Written as an allegory about island dwellers that use fish for currency, the book explains how simple economics is and should be and that much of the confusion regarding the subject of economics is placed there intentionally by the elitists that don’t want the masses to get what they are doing.
The book is humorous at points and Schiff does a clever job of altering the names of real players in our nation’s economic history to expose the role that they each played. Historical figures such as FDR, Alan Greenspan, LBJ, Richard Nixon, Ben Bernanke, Hank Paulson, George W. Bush, and Barack Obama all make an appearance on the island. Peter Schiff writes himself into the story as a guest on Larry Kudlow’s show sounding a clarion call that the no-holds-barred consumption mentality is over.

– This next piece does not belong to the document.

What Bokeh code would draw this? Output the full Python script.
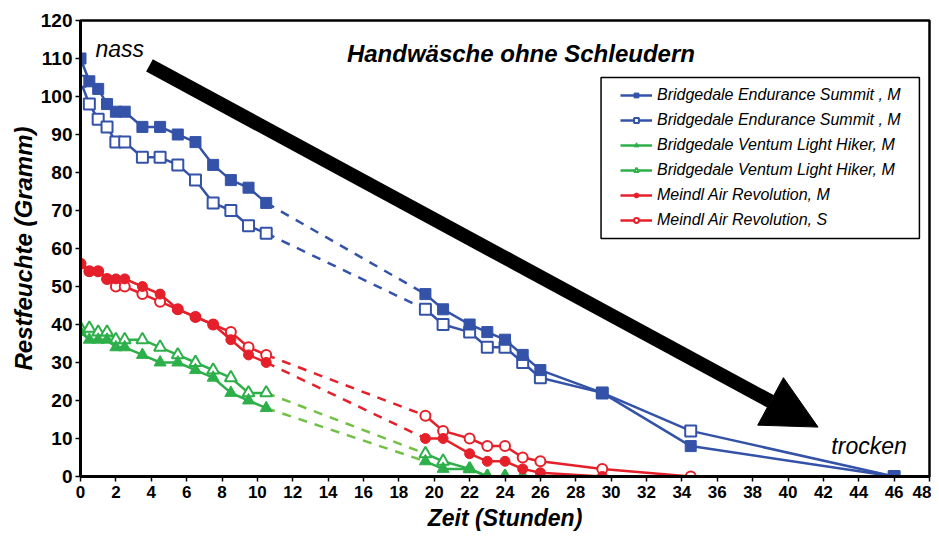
from bokeh.plotting import figure
from bokeh.models import (Range1d, SingleIntervalTicker, Legend, LegendItem,
                          Arrow, NormalHead, Label, BoxAnnotation)
from bokeh.embed import file_html
from bokeh.resources import INLINE

# ---------------- data ----------------
t_early = [0, 0.5, 1, 1.5, 2, 2.5, 3.5, 4.5, 5.5, 6.5, 7.5, 8.5, 9.5, 10.5]

es1_early = [110, 104, 102, 98, 96, 96, 92, 92, 90, 88, 82, 78, 76, 72]
es1_t_late = [19.5, 20.5, 22, 23, 24, 25, 26, 29.5, 34.5, 46]
es1_late = [48, 44, 40, 38, 36, 32, 28, 22, 8, 0]

es2_early = [104, 98, 94, 92, 88, 88, 84, 84, 82, 78, 72, 70, 66, 64]
es2_t_late = [19.5, 20.5, 22, 23, 24, 25, 26, 29.5, 34.5, 46]
es2_late = [44, 40, 38, 34, 34, 30, 26, 22, 12, 0]

vl1_early = [38, 36, 36, 36, 34, 34, 32, 30, 30, 28, 26, 22, 20, 18]
vl1_t_late = [19.5, 20.5, 22, 23, 24, 25]
vl1_late = [4, 2, 2, 0, 0, 0]

vl2_early = [39, 39, 38, 38, 36, 36, 36, 34, 32, 30, 28, 26, 22, 22]
vl2_t_late = [19.5, 20.5, 22, 23, 24, 25]
vl2_late = [6, 4, 2, 0, 0, 0]

arm_early = [56, 54, 54, 52, 52, 52, 50, 48, 44, 42, 40, 36, 32, 30]
arm_t_late = [19.5, 20.5, 22, 23, 24, 25, 26, 29.5]
arm_late = [10, 10, 6, 4, 4, 2, 1, 0]

ars_early = [56, 54, 54, 52, 50, 50, 48, 46, 44, 42, 40, 38, 34, 32]
ars_t_late = [19.5, 20.5, 22, 23, 24, 25, 26, 29.5, 34.5]
ars_late = [16, 12, 10, 8, 8, 5, 4, 2, 0]

labels = ["Bridgedale Endurance Summit , M",
          "Bridgedale Endurance Summit , M",
          "Bridgedale Ventum Light Hiker, M",
          "Bridgedale Ventum Light Hiker, M",
          "Meindl Air Revolution, M",
          "Meindl Air Revolution, S"]

title_text = "Handwäsche ohne Schleudern"
wet_text = "nass"
dry_text = "trocken"
x_title = "Zeit (Stunden)"
y_title = "Restfeuchte (Gramm)"
arrow_start = (3.9, 108.2)
arrow_end = (41.7, 13.0)
legend_box = dict(left=29.43, right=47.43, top=105.0, bottom=62.6)

BLUE = "#3352A8"
GREEN = "#2DB04A"
GREEN_D = "#72C046"
RED = "#E5202A"
FONT = "Liberation Sans"

p = figure(width=931, height=538, x_range=Range1d(0, 48), y_range=Range1d(0, 120),
           output_backend="svg", toolbar_location=None,
           min_border_left=80, min_border_right=2, min_border_top=20,
           min_border_bottom=62)
p.grid.visible = False
p.outline_line_color = "black"
p.outline_line_width = 2.5
p.background_fill_color = "white"

p.xaxis.ticker = SingleIntervalTicker(interval=2, num_minor_ticks=0)
p.yaxis.ticker = SingleIntervalTicker(interval=10, num_minor_ticks=0)
for ax in (p.xaxis, p.yaxis):
    ax.axis_line_width = 3
    ax.axis_line_color = "black"
    ax.major_tick_in = 0
    ax.major_tick_out = 5
    ax.major_tick_line_width = 1.5
    ax.minor_tick_line_color = None
    ax.major_label_text_font = FONT
    ax.major_label_text_font_style = "bold"
    ax.major_label_text_color = "black"
    ax.axis_label_text_font = FONT
    ax.axis_label_text_font_style = "bold italic"
    ax.axis_label_text_color = "black"
p.xaxis.major_label_text_font_size = "17px"
p.yaxis.major_label_text_font_size = "19px"
p.xaxis.axis_label_text_font_size = "23px"
p.yaxis.axis_label_text_font_size = "24px"
p.xaxis.axis_label_standoff = 4
p.yaxis.axis_label_standoff = 1
p.xaxis.axis_label = x_title
p.yaxis.axis_label = y_title
p.xaxis.major_label_standoff = 4
p.yaxis.major_label_standoff = 3

# arrow
p.add_layout(Arrow(end=NormalHead(size=54, fill_color="black", line_color="black", line_width=1),
                   x_start=arrow_start[0], y_start=arrow_start[1],
                   x_end=arrow_end[0], y_end=arrow_end[1],
                   line_width=14, line_color="black"))

series = [
    (es1_early, es1_t_late, es1_late, BLUE, BLUE, "square", True),
    (es2_early, es2_t_late, es2_late, BLUE, BLUE, "square", False),
    (vl1_early, vl1_t_late, vl1_late, GREEN, GREEN_D, "triangle", True),
    (vl2_early, vl2_t_late, vl2_late, GREEN, GREEN_D, "triangle", False),
    (arm_early, arm_t_late, arm_late, RED, RED, "circle", True),
    (ars_early, ars_t_late, ars_late, RED, RED, "circle", False),
]
sizes = {"square": 11, "triangle": 12, "circle": 10}

for ye, tl, yl, col, dcol, mk, filled in series:
    p.line([t_early[-1], tl[0]], [ye[-1], yl[0]], line_color=dcol,
           line_width=2.5, line_dash="9 8")

# draw open-marker series first so the filled markers lie on top
draw_order = [1, 0, 3, 2, 5, 4]
legend_renderers = {}
for i in draw_order:
    ye, tl, yl, col, dcol, mk, filled = series[i]
    r1 = p.line(t_early, ye, line_color=col, line_width=2.5)
    p.line(tl, yl, line_color=col, line_width=2.5)
    fc = col if filled else "white"
    r2 = p.scatter(t_early, ye, marker=mk, size=sizes[mk], fill_color=fc,
                   line_color=col, line_width=2 if not filled else 1)
    p.scatter(tl, yl, marker=mk, size=sizes[mk], fill_color=fc,
              line_color=col, line_width=2 if not filled else 1)
    legend_renderers[i] = [r1, r2]

items = [LegendItem(label=labels[i], renderers=legend_renderers[i])
         for i in range(len(series))]

p.add_layout(BoxAnnotation(left=legend_box["left"], right=legend_box["right"],
                           top=legend_box["top"], bottom=legend_box["bottom"],
                           fill_color="white", fill_alpha=1,
                           line_color="black", line_alpha=1, line_width=1.5))

legend = Legend(items=items, location=(540, 247), padding=0, spacing=7,
                label_height=12, glyph_height=12, glyph_width=32,
                label_standoff=5,
                label_text_font=FONT, label_text_font_style="italic",
                label_text_font_size="16px", label_text_color="black",
                border_line_alpha=0, background_fill_alpha=0)
p.add_layout(legend, "center")

p.add_layout(Label(x=24.9, y=111.3, text=title_text, text_align="center",
                   text_baseline="alphabetic", text_font=FONT,
                   text_font_style="bold italic", text_font_size="24px",
                   text_color="black"))
p.add_layout(Label(x=0.85, y=112.6, text=wet_text, text_align="left",
                   text_baseline="alphabetic", text_font=FONT,
                   text_font_style="italic", text_font_size="23px",
                   text_color="black"))
p.add_layout(Label(x=42.45, y=7.9, text=dry_text, text_align="left",
                   text_baseline="alphabetic", text_font=FONT,
                   text_font_style="italic", text_font_size="23px",
                   text_color="black"))

open("out.html", "w").write(file_html(p, INLINE))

The book does an excellent job of exposing Keynsianism as a fraud and proving that the Austrian School of Economics is a much better approach to handling both recessions and depressions. In addition, the book explains what capital is, how trade works and benefits an economy, and how government interference is a plague to any free-market economy.
Coincidence that I wake up to news that the President’s national debt commission is publicly announcing that our nation’s debt (over 14 trillion by next year; or about $47,000 for every RESIDENT) is “like cancer” and will “destroy the country from within.”
But I already knew that, after all, I had just completed Peter Schiff’s new book (Spoiler Alert) and that is exactly how it ends.